Mathieu Lauffray (Paris, 1970, também realizador de cinema e videojogos), apresenta uma prometedora personagem e uma narrativa que tem tudo para ser um marco: Raven é um pirata destemido, raptado ainda jovem enquanto servia como grumete num navio de carreira, e é também um romântico e um pé-frio, como dizem os brasileiros. De tal modo azarado que os companheiros ostracizam-no. Nada, porém, que lhe diminua o ânimo, em especial quando a possibilidade de um tesouro perdido no século anterior, enviado por Cortés ao rei de Espanha e nunca chegado ao destino, estará por ali, numa ilha à mão de semear. Esse território, não longe de Guadalupe e ignorado pelas cartas marítimas, leva o inspirador nome de “Enfado do Diabo”: acesso difícil e indígenas não só hostis como canibais. Raven não é contudo o único interessado, tem de disputar a avidez com o mais terrível flibusteiro da região, com fama de crueldade inexcedível: Lady Darksee, uma mulher, pois claro, por sinal bela, mesmo com a cicatriz que ostenta por baixo do olho direito. E apesar de ficção, Lauffray não foi demasiado longe, pois a existência de algumas mulheres no meio, mesmo comandando barcos piratas, está documentada. Para complicar as coisas, nessa ilha tão terrível em que até o próprio Satanás se aborrece, há seis meses que sobrevive um grupo de náufragos, liderado pelo Conde de Montignac, nomeado governador da ilha da Tortuga, na companhia de dois filhos e os sobreviventes da comitiva que o acompanhava. Raven e Darksee, a sua némesis, aí irão encontrar-se, para estupefacção de Montignac, e depois para algo pior. A fama de desumanidade que persegue a flibusteira não tardará a confirmar-se.

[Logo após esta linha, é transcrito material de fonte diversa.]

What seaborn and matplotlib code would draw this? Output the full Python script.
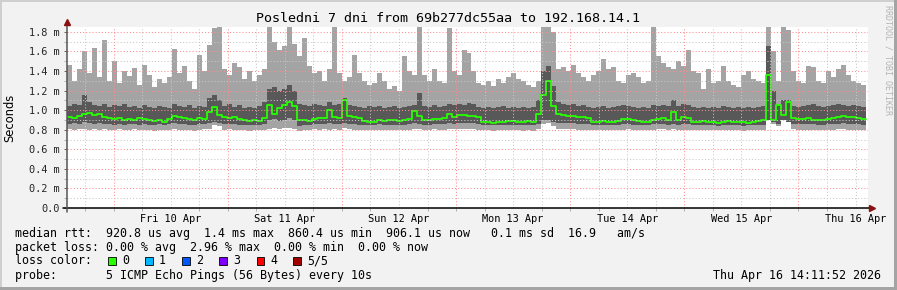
import numpy as np
import pandas as pd
import matplotlib
matplotlib.use("Agg")
import matplotlib.pyplot as plt
import seaborn as sns
from matplotlib.patches import Rectangle
from matplotlib.lines import Line2D

# ---------------- data (ms), 160 bins over 7 days ----------------
top = [
    1.46, 1.30, 1.42, 1.60, 1.38, 1.64, 1.34, 1.72, 1.30, 1.50, 1.28, 1.40, 1.35, 1.43, 1.26, 1.46, 1.36, 1.24, 1.32, 1.28,
    1.34, 1.63, 1.38, 1.45, 1.30, 1.22, 1.56, 1.40, 1.67, 1.84, 1.85, 1.42, 1.36, 1.48, 1.44, 1.32, 1.40, 1.30, 1.36, 1.42,
    1.86, 1.70, 1.62, 1.66, 1.86, 1.68, 1.55, 1.74, 1.45, 1.38, 1.40, 1.30, 1.42, 1.86, 1.38, 1.30, 1.34, 1.56, 1.38, 1.30,
    1.26, 1.28, 1.38, 1.30, 1.22, 1.25, 1.20, 1.55, 1.40, 1.36, 1.86, 1.36, 1.30, 1.42, 1.30, 1.28, 1.84, 1.40, 1.36, 1.62,
    1.58, 1.40, 1.28, 1.26, 1.30, 1.25, 1.32, 1.28, 1.34, 1.38, 1.32, 1.30, 1.26, 1.24, 1.30, 1.87, 1.86, 1.80, 1.42, 1.44,
    1.40, 1.46, 1.38, 1.34, 1.30, 1.36, 1.40, 1.52, 1.42, 1.44, 1.30, 1.28, 1.36, 1.38, 1.34, 1.28, 1.30, 1.86, 1.55, 1.48,
    1.44, 1.42, 1.50, 1.45, 1.62, 1.40, 1.38, 1.22, 1.42, 1.28, 1.30, 1.45, 1.30, 1.26, 1.24, 1.36, 1.40, 1.32, 1.30, 1.28,
    1.86, 1.60, 1.30, 1.86, 1.82, 1.40, 1.30, 1.28, 1.45, 1.44, 1.30, 1.28, 1.40, 1.34, 1.42, 1.46, 1.36, 1.30, 1.28, 1.26,
]
dark_top = [
    1.04, 1.06, 1.05, 1.15, 1.08, 1.05, 1.04, 1.06, 1.03, 1.05, 1.04, 1.06, 1.03, 1.04, 1.02, 1.05, 1.03, 1.02, 1.04, 1.03,
    1.02, 1.06, 1.04, 1.03, 1.05, 1.02, 1.04, 1.03, 1.12, 1.16, 1.10, 1.04, 1.06, 1.03, 1.05, 1.02, 1.03, 1.02, 1.04, 1.08,
    1.22, 1.24, 1.20, 1.22, 1.26, 1.20, 1.06, 1.05, 1.04, 1.06, 1.05, 1.04, 1.08, 1.05, 1.06, 1.12, 1.05, 1.04, 1.03, 1.02,
    1.04, 1.03, 1.04, 1.02, 1.03, 1.04, 1.02, 1.03, 1.04, 1.05, 1.18, 1.04, 1.03, 1.05, 1.03, 1.04, 1.06, 1.05, 1.06, 1.05,
    1.07, 1.06, 1.03, 1.02, 1.03, 1.02, 1.03, 1.04, 1.02, 1.03, 1.02, 1.03, 1.02, 1.03, 1.10, 1.40, 1.45, 1.25, 1.08, 1.06,
    1.05, 1.06, 1.04, 1.05, 1.03, 1.02, 1.03, 1.04, 1.02, 1.03, 1.04, 1.05, 1.04, 1.03, 1.02, 1.03, 1.02, 1.05, 1.04, 1.05,
    1.04, 1.10, 1.04, 1.06, 1.05, 1.03, 1.02, 1.03, 1.02, 1.03, 1.02, 1.04, 1.03, 1.02, 1.03, 1.02, 1.03, 1.02, 1.03, 1.04,
    1.66, 1.20, 1.05, 1.10, 1.10, 1.04, 1.03, 1.04, 1.05, 1.06, 1.04, 1.03, 1.04, 1.05, 1.06, 1.05, 1.04, 1.05, 1.04, 1.03,
]
dark_bot = [
    0.86, 0.87, 0.86, 0.88, 0.87, 0.86, 0.87, 0.86, 0.86, 0.85, 0.86, 0.85, 0.86, 0.86, 0.85, 0.86, 0.85, 0.85, 0.86, 0.85,
    0.86, 0.87, 0.86, 0.86, 0.85, 0.85, 0.86, 0.86, 0.87, 0.88, 0.87, 0.86, 0.86, 0.86, 0.85, 0.85, 0.85, 0.85, 0.85, 0.86,
    0.90, 0.91, 0.89, 0.90, 0.92, 0.90, 0.84, 0.85, 0.85, 0.86, 0.86, 0.86, 0.87, 0.86, 0.86, 0.87, 0.86, 0.86, 0.85, 0.85,
    0.85, 0.85, 0.86, 0.85, 0.85, 0.85, 0.85, 0.85, 0.86, 0.87, 0.86, 0.85, 0.85, 0.86, 0.86, 0.86, 0.87, 0.86, 0.87, 0.87,
    0.87, 0.87, 0.86, 0.85, 0.85, 0.85, 0.85, 0.85, 0.85, 0.85, 0.85, 0.85, 0.85, 0.85, 0.86, 0.90, 0.90, 0.88, 0.87, 0.87,
    0.87, 0.87, 0.86, 0.86, 0.86, 0.85, 0.85, 0.85, 0.85, 0.85, 0.85, 0.86, 0.86, 0.85, 0.85, 0.85, 0.85, 0.86, 0.86, 0.86,
    0.85, 0.86, 0.85, 0.86, 0.86, 0.85, 0.85, 0.85, 0.85, 0.85, 0.84, 0.85, 0.85, 0.85, 0.85, 0.84, 0.85, 0.85, 0.85, 0.85,
    0.90, 0.88, 0.86, 0.90, 0.88, 0.86, 0.86, 0.86, 0.86, 0.86, 0.85, 0.85, 0.86, 0.86, 0.86, 0.87, 0.86, 0.86, 0.86, 0.85,
]
low = [
    0.81, 0.80, 0.81, 0.81, 0.80, 0.81, 0.80, 0.81, 0.80, 0.80, 0.81, 0.80, 0.80, 0.81, 0.80, 0.80, 0.80, 0.79, 0.80, 0.80,
    0.80, 0.81, 0.80, 0.80, 0.80, 0.79, 0.80, 0.81, 0.81, 0.85, 0.84, 0.80, 0.81, 0.80, 0.80, 0.80, 0.79, 0.80, 0.80, 0.80,
    0.81, 0.82, 0.81, 0.82, 0.82, 0.81, 0.79, 0.80, 0.80, 0.81, 0.80, 0.81, 0.80, 0.81, 0.80, 0.82, 0.81, 0.80, 0.80, 0.80,
    0.80, 0.80, 0.80, 0.80, 0.80, 0.80, 0.80, 0.80, 0.80, 0.81, 0.81, 0.80, 0.80, 0.81, 0.80, 0.80, 0.81, 0.81, 0.81, 0.81,
    0.81, 0.81, 0.80, 0.80, 0.80, 0.79, 0.80, 0.80, 0.80, 0.80, 0.80, 0.79, 0.80, 0.79, 0.81, 0.86, 0.87, 0.84, 0.81, 0.81,
    0.81, 0.81, 0.80, 0.80, 0.80, 0.80, 0.80, 0.80, 0.80, 0.80, 0.80, 0.80, 0.81, 0.80, 0.80, 0.80, 0.80, 0.80, 0.81, 0.81,
    0.80, 0.81, 0.80, 0.80, 0.80, 0.80, 0.80, 0.80, 0.80, 0.80, 0.80, 0.80, 0.80, 0.80, 0.80, 0.79, 0.80, 0.80, 0.80, 0.80,
    0.90, 0.86, 0.84, 0.90, 0.88, 0.81, 0.80, 0.80, 0.80, 0.80, 0.80, 0.80, 0.80, 0.80, 0.81, 0.81, 0.80, 0.80, 0.80, 0.80,
]
median = [
    0.93, 0.92, 0.94, 0.96, 0.97, 0.95, 0.96, 0.93, 0.92, 0.91, 0.92, 0.90, 0.91, 0.90, 0.92, 0.91, 0.90, 0.89, 0.90, 0.88,
    0.91, 0.94, 0.93, 0.92, 0.91, 0.90, 0.92, 0.91, 0.98, 1.03, 0.95, 0.93, 0.92, 0.93, 0.91, 0.90, 0.89, 0.90, 0.89, 0.92,
    1.05, 0.96, 1.02, 1.05, 1.08, 1.04, 0.90, 0.90, 0.89, 0.91, 0.92, 0.92, 1.00, 0.93, 0.92, 1.10, 0.94, 0.93, 0.92, 0.89,
    0.88, 0.88, 0.90, 0.89, 0.90, 0.90, 0.89, 0.90, 0.91, 0.99, 0.94, 0.90, 0.90, 0.91, 0.91, 0.92, 0.96, 0.93, 0.95, 0.95,
    0.94, 0.94, 0.93, 0.88, 0.88, 0.87, 0.88, 0.88, 0.89, 0.89, 0.88, 0.88, 0.89, 0.88, 0.96, 1.16, 1.30, 1.04, 0.96, 0.95,
    0.94, 0.94, 0.93, 0.93, 0.92, 0.88, 0.88, 0.89, 0.88, 0.88, 0.89, 0.91, 0.91, 0.90, 0.89, 0.88, 0.88, 0.90, 0.91, 0.92,
    0.90, 0.98, 0.90, 0.93, 0.92, 0.88, 0.88, 0.89, 0.88, 0.88, 0.87, 0.88, 0.89, 0.88, 0.88, 0.88, 0.87, 0.88, 0.89, 0.90,
    1.36, 0.90, 1.05, 0.95, 1.08, 0.92, 0.91, 0.91, 0.92, 0.90, 0.90, 0.90, 0.91, 0.92, 0.93, 0.94, 0.93, 0.93, 0.92, 0.91,
]

day_labels = ["Fri 10 Apr", "Sat 11 Apr", "Sun 12 Apr", "Mon 13 Apr",
              "Tue 14 Apr", "Wed 15 Apr", "Thu 16 Apr"]
y_ticks = [0.0, 0.2, 0.4, 0.6, 0.8, 1.0, 1.2, 1.4, 1.6, 1.8]
y_ticklabels = ["0.0", "0.2 m", "0.4 m", "0.6 m", "0.8 m", "1.0 m",
                "1.2 m", "1.4 m", "1.6 m", "1.8 m"]

title = "Posledni 7 dni from 69b277dc55aa to 192.168.14.1"
legend_lines = [
    "median rtt:  920.8 us avg  1.4 ms max  860.4 us min  906.1 us now   0.1 ms sd  16.9   am/s",
    "packet loss: 0.00 % avg  2.96 % max  0.00 % min  0.00 % now",
    "loss color:",
    "probe:       5 ICMP Echo Pings (56 Bytes) every 10s",
]
loss_labels = ["0", "1", "2", "3", "4", "5/5"]
loss_colors = ["#26ff00", "#00b8ff", "#0059ff", "#7e00ff", "#ff0000", "#a10000"]
timestamp = "Thu Apr 16 14:11:52 2026"
watermark = "RRDTOOL / TOBI OETIKER"

# ---------------- figure ----------------
sns.set_theme(style="white")
plt.rcParams["font.family"] = ["DejaVu Sans Mono", "DejaVu Sans"]

W, H = 897, 290
BG = "#f2f2f2"
fig = plt.figure(figsize=(W / 100, H / 100), dpi=100, facecolor=BG)


def fx(x):
    return x / W


def fy(y):
    return 1 - y / H


X0, X1, Y0, Y1 = 67, 868, 208, 27
ax = fig.add_axes([fx(X0), fy(Y0), (X1 - X0) / W, (Y0 - Y1) / H])
ax.set_facecolor("white")

HOURS = 168.0
XMAX = HOURS * (X1 - X0) / 799.0
n = len(median)
step = HOURS / n
edges = np.arange(n + 1) * step


def ext(a):
    a = np.asarray(a, float)
    return np.append(a, a[-1])


ax.fill_between(edges, ext(low), ext(top), step="post", color="#a4a4a4", lw=0, zorder=1)
ax.fill_between(edges, ext(dark_bot), ext(dark_top), step="post", color="#585858", lw=0, zorder=2)
df = pd.DataFrame({"t": edges, "rtt": ext(median)})
sns.lineplot(data=df, x="t", y="rtt", drawstyle="steps-post", color="#26ff00",
             lw=1.3, ax=ax, zorder=3, legend=False)

ax.set_xlim(0, XMAX)
ax.set_ylim(0, 1.85)

# grid (drawn over the data like rrdtool)
to_midnight = 9.802
gx = np.arange(to_midnight - 6, XMAX, 6.0)
gx = gx[gx > 0.5]
for g in gx:
    k = (g - to_midnight) / 24.0
    is_major = abs(k - round(k)) < 1e-6
    ax.axvline(g, color="#ff8c8c" if is_major else "#c8c8c8", lw=0.75,
               ls=(0, (1, 2)), zorder=4)
for i in range(1, 19):
    v = i / 10
    ax.axhline(v, color="#ff8c8c" if i % 2 == 0 else "#c8c8c8", lw=0.75,
               ls=(0, (1, 2)), zorder=4)

# ticks
noon = [to_midnight + 12 + 24 * k for k in range(7)]
ax.set_xticks(noon)
ax.set_xticklabels(day_labels, fontsize=7.4)
ax.set_xticks(list(gx), minor=True)
ax.tick_params(axis="x", which="major", length=0, pad=4.5, colors="black")
ax.tick_params(axis="x", which="minor", length=2.5, width=0.7, color="#b0b0b0", bottom=True)
ax.set_yticks(y_ticks)
ax.set_yticklabels(y_ticklabels, fontsize=7.4)
ax.set_yticks([i / 10 for i in range(1, 19, 2)], minor=True)
ax.tick_params(axis="y", which="major", length=2.5, width=0.7, color="#666666", pad=3, left=True)
ax.tick_params(axis="y", which="minor", length=2.0, width=0.7, color="#b0b0b0", left=True)
ax.set_xlabel("")
ax.set_ylabel("")
for s in ax.spines.values():
    s.set_visible(False)

# axes lines with arrows
fig.add_artist(Line2D([fx(63), fx(871)], [fy(208), fy(208)], color="black", lw=1.1,
                      transform=fig.transFigure))
fig.add_artist(Line2D([fx(67), fx(67)], [fy(212), fy(24)], color="#555555", lw=1.1,
                      transform=fig.transFigure))
fig.add_artist(Line2D([fx(872)], [fy(208)], marker=">", ms=4.5, color="#8b1010",
                      lw=0, transform=fig.transFigure))
fig.add_artist(Line2D([fx(67)], [fy(22)], marker="^", ms=4.5, color="#8b1010",
                      lw=0, transform=fig.transFigure))

# texts
fig.text(fx(448), fy(19), title, ha="center", va="center", fontsize=9.6, color="black")
fig.text(fx(10), fy(118), "Seconds", rotation=90, ha="center", va="center",
         fontsize=8.3, family=["DejaVu Sans"], color="black")
fig.text(fx(888), fy(5), watermark, rotation=270, ha="center", va="top",
         fontsize=6.0, color="#b4b4b4")

LFS = 8.35
ys = [234, 248, 261, 276]
for line, yy in zip(legend_lines, ys):
    fig.text(fx(15), fy(yy), line, ha="left", va="center", fontsize=LFS, color="black")
sq_x = [108, 145, 182, 219, 256.5, 293]
for xx, lab, col in zip(sq_x, loss_labels, loss_colors):
    fig.add_artist(Rectangle((fx(xx), fy(264.5)), 7.5 / W, 7.5 / H, facecolor=col,
                             edgecolor="black", lw=0.6, transform=fig.transFigure))
    fig.text(fx(xx + 14), fy(261), lab, ha="left", va="center", fontsize=LFS, color="black")
fig.text(fx(881), fy(276), timestamp, ha="right", va="center", fontsize=LFS, color="black")

# frame
fig.add_artist(Rectangle((0, fy(2)), 1, 2 / H, facecolor="#cfcfcf", lw=0, transform=fig.transFigure))
fig.add_artist(Rectangle((0, 0), 2 / W, 1, facecolor="#cfcfcf", lw=0, transform=fig.transFigure))
fig.add_artist(Rectangle((0, 0), 1, 3 / H, facecolor="#a4a4a4", lw=0, transform=fig.transFigure))
fig.add_artist(Rectangle((fx(894), 0), 3 / W, 1, facecolor="#a4a4a4", lw=0, transform=fig.transFigure))

fig.savefig("out.png", dpi=100, facecolor=BG)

Acção, rebaldaria, solidez nas referências, um previsível triângulo amoroso e alguma inovação na caracterização das personagens, em que a rebeldia é algo mais que a marginalidade, em que o desprezo das classes dominantes por esta escória é retribuída na mesma moeda, para além do já referido "internacionalismo" endógeno e exógeno: as tripulações são heteróclitas quanto à nacionalidade e etnia e a noção de pátria, como se disse, não é popular. As pranchas são esplêndidas parecendo que se alargam, e o carisma das personagens é bastante palpável: imagine-se, para o protagonista, um espécime cruzado de Blueberry e Wolverine, com um traço que lembra umas vezes Hugo Pratt, outra Jordi Bernet, mas que no fundo é e será Mathieu Lauffray. Esplêndido,pois.


Raven t. 1 Némésis

texto e desenhos: Mathieu Lauffray

edição: Dargaud, Paris, 2020

«Leitor de BD», jornal i


quinta-feira, 2 de julho de 2020

piratas

A pirataria conta com mais uma personagem de BD: Raven, um jovem audaz defrontando um governador corrupto, uma comandante de flibusteiros que dá pelo nome de Lady Darksee – uma venda no olho, uma homofonia com o negrume do mar da pirataria…– tudo ambientado no Caribe, como teria de ser. Texto e desenhos de Mathieu Lauffray, autor que gosta de cultivar o género, responsável pela série Long John Silver – para quem se não lembra, o perna-de-pau de A Ilha do Tesouro (1883), do escocês Robert Louis Stevenson –, com argumento de Xavier Dorrison. Edição Dargaud, Paris, 2020.